Skip to main content

Sensing the city: big data for environmental analysis

Many new data sources are available in cities, generating large amounts of data that create an unprecedented opportunity for urban studies. There are three types of data gathering: opportunistic, user generated and purposely sensed.

City map with trees marked out
Treepedia – Senseable City Lab project that maps tree cover using Google Street view

Opportunistic sensors are those already deployed for specific purposes, but that generate data than can help us to understand other aspects of the city. Cell phone data is an example: used for communication, mapping cell phone calls enables us to understand mobility patterns with fine temporal and spatial granularity.

User generated data are purposely generated and made available by citizens, and can include citizens-science initiatives, such as air quality monitoring as well as

self-tracking devices (such as walking and biking apps), whose aggregated data can not only inform but also engage citizens in decision-making processes.

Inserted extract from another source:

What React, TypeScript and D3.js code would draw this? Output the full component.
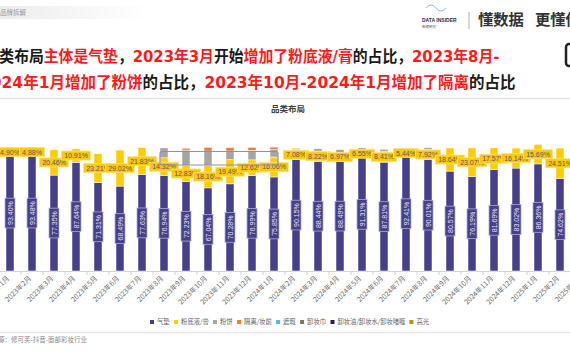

Finally, we propose to design sensors for specific uses which can be deployed in specific situations, such as thermal cameras on bus fleet to detect building heat loss or a network of automated samplers to monitor wastewater in the sewage network. We propose the combination of such sensing efforts for environmental analysis – gaining better insights into the urban ecosystem and its transformation through design.

Map and buildings in Hammarby Sjöstad
Hammarby Sjöstad – a housing development in Stockholm built on principles of sustainability

Questions that could be addressed include

  • How to assess overall urban sustainability?
  • How to monitor pollutants in the atmosphere?
  • How to integrate citizens in this process?
  • How to simplify the decision making processes for urban transformation?
  • What are the institutional aspects related the use of data?